The many and various ways I pass the time now has a new addition. Usually it involves drinking coffee whilst sitting at a computer keeping in touch with chums, or sipping wine sitting on our tiny terrace catching the sun, and wondering what else I can do to avoid any cleaning or tidying or putting away of stuff and things that aren't even MINE. And now I am going to type this blog. Provided that doesn't become a chore as well, in which case...


Thursday, 4 November 2010

Black Magic on a Dark Night

The Husband fixed the lock on the driver's door of our car last night.  He started on it at half past four, just as the dusk was deepening.  He spent four hours of his precious free time hard at it, mostly outside, in the dark, with a tiny key fob torch as his only task illumination. My Hero!

Periodically he'd come in to look at the lock in decent lighting, thaw out a bit and wash his filthy oily hands, which were as black as the night he'd come in from.  Then he'd gaze into the inner workings (or should that be inner NOT workings?) and fiddle and click and snap and prod, murmuring Man Words like sprocket and flange.  Not the actual words "sprocket" or "flange", you understand.  These were other, even more esoteric, Man Words.  Which I couldn't understand or hardly even hear so can't be expected to remember.  They were Man Words for use whilst doing important Willy Jobs, like fixing car door locks, that much I do know.

Spellbindingly Magical Man Words, as it turned out, with the power to transmute base metals into Jolly Useful Things as finally, after lots of tweaking, bending and fettling of wires and little levers and other sundry mechanical bits (and a brief break to eat his dinner) he had everything back in its correct place and the lock at last worked smoothly again.  The look on the husband's face when he reached this point was a picture.  One almost expected a cartoon light bulb to switch on above his head.  A eureka moment.

At about 9.00pm he went back out to the November night and fitted the lock into place in the door. By braille, I think (I wonder if he was a safe-cracker or a jemmy man in a previous, much more nefarious, life?)

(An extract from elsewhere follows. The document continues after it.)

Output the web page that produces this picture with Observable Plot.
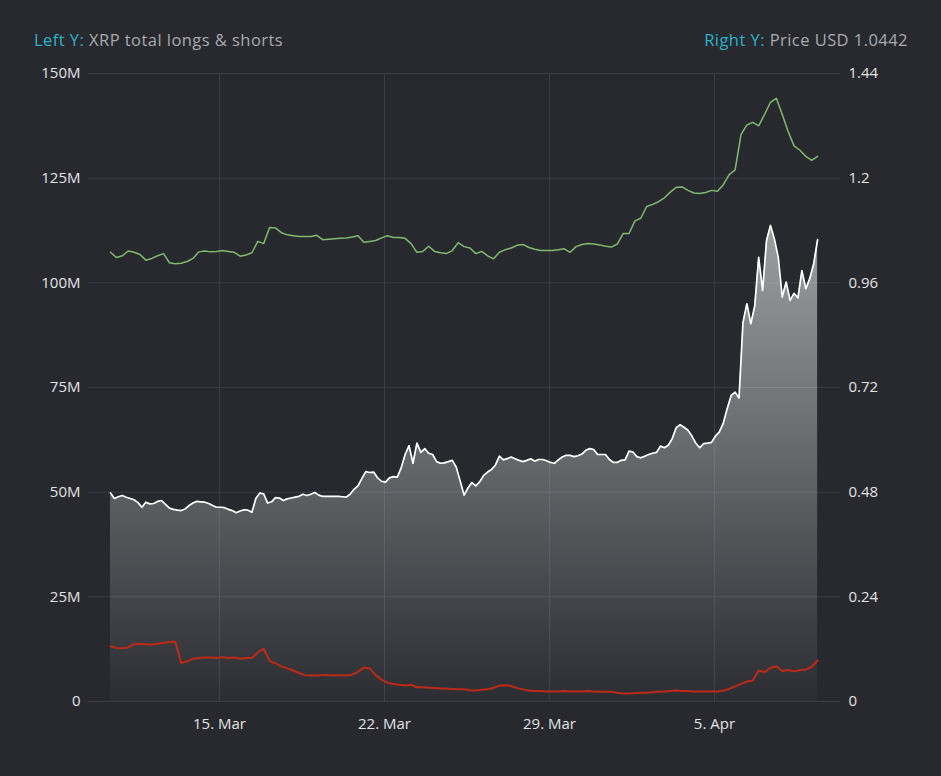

I poured him a huge glass of red and ran him a hot bath  A man who can fix broken car locks deserves a valet, even if only for half an hour.
So today I was able get in and out of the driver's seat the good old orthodox way which we usually all take for granted, via the driver's door, in a seemly elegant fashion, a bit like this



rather than the palaver of contortion I'd been obliged to do of late.  Which was

1)   open passenger door
2)   sit in passenger seat
3)   lean over to slide the driver's seat back as far as it would go
4)   swing legs over so feet are in the driver's foot well
5)   haul huge fat arse over the hand brake and into the driver's seat
6)   fume and swear quite a bit
7)   reposition car seat to taste, at preferred distance from steering wheel
8)   adjust mirrors, checking how red and sweaty face is after the exertion

All without showing one's knickers, or the certificate would have to go back to the Lucy Clayton school.

Thank you, Husband Mine.  I think he deserves another huge glass of red for that, now he's back in from earning our daily crust.  I'm away to pour a couple.  CHEERS!